Even a finding that Tesla has promoted what NHTSA calls “predictable abuse” could cause problems for Autopilot. Tesla legal language says human drivers must pay attention at all times with Autopilot engaged, but Tesla marketing, including videos of Musk driving Teslas without using his hands, has seemingly contradicted the warnings. A growing library of YouTube videos shows Tesla drivers misusing the system, some of them crawling into the back seat while the car “drives itself.”
Although NHTSA has put Tesla on a tight deadline to submit its data, which are due Oct. 22, Smith said any recall or other enforcement wouldn’t be immediate, and by the time NHTSA acted, new software iterations or a change in Tesla marketing could make the matter moot.
“This is also a very long and potentially hidden process that will depend on how Tesla responds,” Smith said. “I could see this potentially taking a very long time.”
If the past is any indication, Musk may prove less than cooperative. He once hung up on the head of the National Transportation Safety Board. As the Securities and Exchange Commission sought information from Tesla in 2020, Musk sent out a tweet obliquely inviting the commission to perform oral sex on him.
Tesla could attempt to forestall the inquiry by declaring much of the data in question to be proprietary business information, Smith said. The company could obscure the data using formats that make it hard to pull out useful information. The agency itself may not have sufficient expertise to analyze the data dump, he said, and there could be legal challenges.

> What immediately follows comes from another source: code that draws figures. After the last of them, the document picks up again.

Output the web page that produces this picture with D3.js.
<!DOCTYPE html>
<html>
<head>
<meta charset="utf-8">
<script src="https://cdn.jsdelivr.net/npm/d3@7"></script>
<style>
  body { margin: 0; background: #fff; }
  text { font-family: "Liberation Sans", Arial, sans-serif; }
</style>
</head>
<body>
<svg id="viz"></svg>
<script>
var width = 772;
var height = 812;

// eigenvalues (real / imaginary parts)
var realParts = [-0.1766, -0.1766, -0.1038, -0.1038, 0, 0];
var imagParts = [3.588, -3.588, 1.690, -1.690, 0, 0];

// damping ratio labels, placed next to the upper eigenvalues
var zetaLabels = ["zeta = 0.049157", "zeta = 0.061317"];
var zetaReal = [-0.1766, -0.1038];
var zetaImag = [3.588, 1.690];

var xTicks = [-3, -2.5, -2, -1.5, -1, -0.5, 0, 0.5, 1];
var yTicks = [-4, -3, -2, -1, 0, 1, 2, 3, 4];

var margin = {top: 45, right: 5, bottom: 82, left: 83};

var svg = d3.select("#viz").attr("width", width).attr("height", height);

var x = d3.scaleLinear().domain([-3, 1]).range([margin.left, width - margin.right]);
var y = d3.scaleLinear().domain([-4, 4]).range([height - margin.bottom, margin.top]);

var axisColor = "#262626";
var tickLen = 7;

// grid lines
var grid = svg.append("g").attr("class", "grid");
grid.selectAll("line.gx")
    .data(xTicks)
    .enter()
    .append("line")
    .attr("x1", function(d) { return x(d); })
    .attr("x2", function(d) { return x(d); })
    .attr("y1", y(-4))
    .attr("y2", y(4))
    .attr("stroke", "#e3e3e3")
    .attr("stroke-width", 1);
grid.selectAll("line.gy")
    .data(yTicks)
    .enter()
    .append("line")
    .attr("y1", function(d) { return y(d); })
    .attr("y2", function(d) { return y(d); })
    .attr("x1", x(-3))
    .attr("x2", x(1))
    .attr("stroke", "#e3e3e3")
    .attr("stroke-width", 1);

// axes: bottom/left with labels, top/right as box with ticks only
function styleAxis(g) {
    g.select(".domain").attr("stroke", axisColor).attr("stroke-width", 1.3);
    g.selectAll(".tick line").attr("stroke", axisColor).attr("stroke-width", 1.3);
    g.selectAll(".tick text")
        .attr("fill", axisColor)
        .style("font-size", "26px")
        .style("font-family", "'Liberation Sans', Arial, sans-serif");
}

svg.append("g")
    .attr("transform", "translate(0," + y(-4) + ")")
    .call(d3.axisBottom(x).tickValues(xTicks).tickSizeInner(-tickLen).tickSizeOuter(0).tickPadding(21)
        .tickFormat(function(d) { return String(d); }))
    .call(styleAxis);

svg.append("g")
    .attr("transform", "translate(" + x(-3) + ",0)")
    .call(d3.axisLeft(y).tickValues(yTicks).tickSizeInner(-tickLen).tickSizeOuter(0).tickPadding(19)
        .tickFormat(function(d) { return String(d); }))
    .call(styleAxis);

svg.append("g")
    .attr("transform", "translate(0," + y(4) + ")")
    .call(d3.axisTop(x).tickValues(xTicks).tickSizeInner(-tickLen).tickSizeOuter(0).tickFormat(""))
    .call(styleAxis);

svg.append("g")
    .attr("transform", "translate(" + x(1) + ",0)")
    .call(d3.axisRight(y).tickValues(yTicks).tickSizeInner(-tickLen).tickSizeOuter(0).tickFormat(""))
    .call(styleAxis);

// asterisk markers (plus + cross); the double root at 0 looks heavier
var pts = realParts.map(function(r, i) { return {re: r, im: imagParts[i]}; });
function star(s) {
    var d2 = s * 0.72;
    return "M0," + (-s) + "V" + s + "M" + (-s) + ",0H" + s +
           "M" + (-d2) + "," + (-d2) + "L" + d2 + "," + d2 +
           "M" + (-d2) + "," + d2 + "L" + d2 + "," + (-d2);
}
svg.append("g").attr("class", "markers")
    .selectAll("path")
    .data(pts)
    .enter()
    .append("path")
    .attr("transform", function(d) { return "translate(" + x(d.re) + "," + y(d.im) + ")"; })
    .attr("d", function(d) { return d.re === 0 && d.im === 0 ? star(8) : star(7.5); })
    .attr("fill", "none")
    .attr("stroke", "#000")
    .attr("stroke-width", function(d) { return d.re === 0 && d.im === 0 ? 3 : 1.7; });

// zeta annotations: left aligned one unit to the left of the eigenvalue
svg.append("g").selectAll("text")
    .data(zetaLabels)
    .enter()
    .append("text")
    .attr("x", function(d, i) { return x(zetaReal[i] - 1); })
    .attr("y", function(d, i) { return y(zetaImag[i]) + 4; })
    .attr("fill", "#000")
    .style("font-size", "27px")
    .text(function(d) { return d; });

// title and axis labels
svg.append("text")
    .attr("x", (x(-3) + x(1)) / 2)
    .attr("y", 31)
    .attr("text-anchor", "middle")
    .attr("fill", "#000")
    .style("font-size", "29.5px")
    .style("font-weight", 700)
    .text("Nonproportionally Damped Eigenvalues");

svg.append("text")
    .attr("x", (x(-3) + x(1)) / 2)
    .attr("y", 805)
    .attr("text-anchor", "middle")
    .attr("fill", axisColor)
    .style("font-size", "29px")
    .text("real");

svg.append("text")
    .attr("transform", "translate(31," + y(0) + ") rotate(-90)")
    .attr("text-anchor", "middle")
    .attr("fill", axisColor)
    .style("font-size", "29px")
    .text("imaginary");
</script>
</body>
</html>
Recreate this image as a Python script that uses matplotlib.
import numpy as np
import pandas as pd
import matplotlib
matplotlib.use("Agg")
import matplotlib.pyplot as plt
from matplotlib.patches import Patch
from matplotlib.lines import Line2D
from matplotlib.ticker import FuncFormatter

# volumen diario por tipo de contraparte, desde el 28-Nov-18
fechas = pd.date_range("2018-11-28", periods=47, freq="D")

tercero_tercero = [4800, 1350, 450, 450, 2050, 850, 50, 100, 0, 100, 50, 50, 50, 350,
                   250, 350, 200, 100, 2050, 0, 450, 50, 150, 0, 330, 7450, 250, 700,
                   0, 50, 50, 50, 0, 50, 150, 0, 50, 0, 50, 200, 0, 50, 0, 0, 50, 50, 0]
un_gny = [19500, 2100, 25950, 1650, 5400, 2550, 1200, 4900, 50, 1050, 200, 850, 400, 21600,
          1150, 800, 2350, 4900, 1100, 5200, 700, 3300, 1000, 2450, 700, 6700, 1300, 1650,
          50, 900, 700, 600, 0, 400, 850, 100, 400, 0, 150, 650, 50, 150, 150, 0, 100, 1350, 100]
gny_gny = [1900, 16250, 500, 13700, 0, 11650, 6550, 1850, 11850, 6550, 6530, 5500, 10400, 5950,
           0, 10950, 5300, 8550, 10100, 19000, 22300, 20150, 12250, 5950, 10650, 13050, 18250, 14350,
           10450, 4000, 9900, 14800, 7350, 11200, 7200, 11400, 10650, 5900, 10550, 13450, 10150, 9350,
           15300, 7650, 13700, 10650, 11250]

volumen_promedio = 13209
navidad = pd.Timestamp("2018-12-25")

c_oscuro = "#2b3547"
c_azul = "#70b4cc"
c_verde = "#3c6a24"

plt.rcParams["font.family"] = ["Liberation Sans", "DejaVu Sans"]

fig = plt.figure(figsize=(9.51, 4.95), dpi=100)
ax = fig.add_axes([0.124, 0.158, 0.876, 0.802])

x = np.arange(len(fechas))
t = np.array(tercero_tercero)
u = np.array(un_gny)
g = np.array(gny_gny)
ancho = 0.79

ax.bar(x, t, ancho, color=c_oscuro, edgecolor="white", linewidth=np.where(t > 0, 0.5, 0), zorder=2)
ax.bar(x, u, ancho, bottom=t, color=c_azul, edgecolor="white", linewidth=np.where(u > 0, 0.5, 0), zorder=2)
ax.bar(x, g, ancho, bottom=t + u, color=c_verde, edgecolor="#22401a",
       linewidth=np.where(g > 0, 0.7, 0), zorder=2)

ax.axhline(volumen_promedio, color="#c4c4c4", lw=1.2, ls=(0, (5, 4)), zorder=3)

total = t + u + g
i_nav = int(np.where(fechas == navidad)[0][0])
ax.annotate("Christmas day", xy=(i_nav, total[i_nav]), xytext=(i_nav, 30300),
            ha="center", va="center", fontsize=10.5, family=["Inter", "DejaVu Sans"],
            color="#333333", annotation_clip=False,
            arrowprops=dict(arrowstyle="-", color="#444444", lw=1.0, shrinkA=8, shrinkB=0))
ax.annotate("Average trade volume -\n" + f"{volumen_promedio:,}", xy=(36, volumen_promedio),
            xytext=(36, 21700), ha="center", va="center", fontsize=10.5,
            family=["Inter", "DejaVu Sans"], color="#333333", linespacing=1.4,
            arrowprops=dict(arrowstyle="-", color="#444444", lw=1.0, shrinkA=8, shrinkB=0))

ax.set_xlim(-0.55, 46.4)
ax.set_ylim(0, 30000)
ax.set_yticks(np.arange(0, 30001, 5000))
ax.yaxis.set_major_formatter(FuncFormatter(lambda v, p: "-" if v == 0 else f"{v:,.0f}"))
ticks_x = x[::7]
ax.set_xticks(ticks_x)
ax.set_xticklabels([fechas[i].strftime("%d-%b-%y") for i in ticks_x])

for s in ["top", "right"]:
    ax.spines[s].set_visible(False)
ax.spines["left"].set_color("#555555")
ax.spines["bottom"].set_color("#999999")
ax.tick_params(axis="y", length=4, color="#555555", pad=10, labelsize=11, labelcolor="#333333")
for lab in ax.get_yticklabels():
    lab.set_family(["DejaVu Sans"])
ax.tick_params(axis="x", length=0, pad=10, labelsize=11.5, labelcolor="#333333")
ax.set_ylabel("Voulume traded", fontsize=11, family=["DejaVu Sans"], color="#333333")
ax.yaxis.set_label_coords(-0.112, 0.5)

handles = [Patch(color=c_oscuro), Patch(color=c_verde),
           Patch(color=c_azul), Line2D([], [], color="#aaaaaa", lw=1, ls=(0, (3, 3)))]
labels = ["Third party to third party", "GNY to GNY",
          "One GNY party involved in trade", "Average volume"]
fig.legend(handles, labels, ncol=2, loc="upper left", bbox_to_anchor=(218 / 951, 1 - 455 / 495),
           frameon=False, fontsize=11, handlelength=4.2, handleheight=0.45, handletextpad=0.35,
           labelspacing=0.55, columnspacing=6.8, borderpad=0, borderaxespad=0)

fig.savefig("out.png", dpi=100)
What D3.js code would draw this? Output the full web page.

But that hardly means the attempt is fruitless, Smith added. “This is NHTSA trying to unlock the doors to a whole lot of information, and it will be fascinating to see what jumps out.”
Autopilot crashes have led to injuries and deaths, Smith said, and the NHTSA is clearly attempting to better understand where technology is heading across the industry, not just investigating past crashes. “It’s an effort to get out ahead of new crashes and understand what’s happening in those cars and in those companies.”
The letter to Tesla seeks data that the company has collected on crashes, consumer complaints, lawsuits, injury claims, property damage claims, accident reports, descriptions of how Tesla technology is intended to work, performance metrics, warranty claims, vehicle safety testing processes and dozens of other subjects.
Tesla critics have accused the company of conducting “stealth recalls” that attempt to solve safety problems while keeping them out of the public eye. One aim of NHTSA’s data request seems to be to uncover evidence of issues Tesla successfully hushed up or had reason to know about, Smith said. A company that can monitor its vehicles could identify incidents and quickly deal with them in a way that they do not become broadly public, he said.
Even if any possible recalls are off in the future, the traffic and safety administration could quickly publicize basic conclusions based on data it was able to procure. That could influence other agencies such as the Federal Trade Commission, Smith said. Two U.S. senators have asked the agency to look into possibly deceptive marketing practices.
Tesla did not respond to a request for comment. Musk has not addressed NHTSA’s brightening spotlight on the company. On Wednesday, Musk tweeted out the assertion that “Safety is always paramount at Tesla.”
A few minutes before that, he tweeted his intent to beam out a new “beta” version of Full Self-Driving software to selected Tesla drivers next week. “Beta” is a software industry term for limited-release, not-ready-for-prime-time software so users can identify and correct bugs and other deficiencies.
In other words, for the time being, even under the increasingly watchful eye of the regulators, it remains business as usual at Tesla.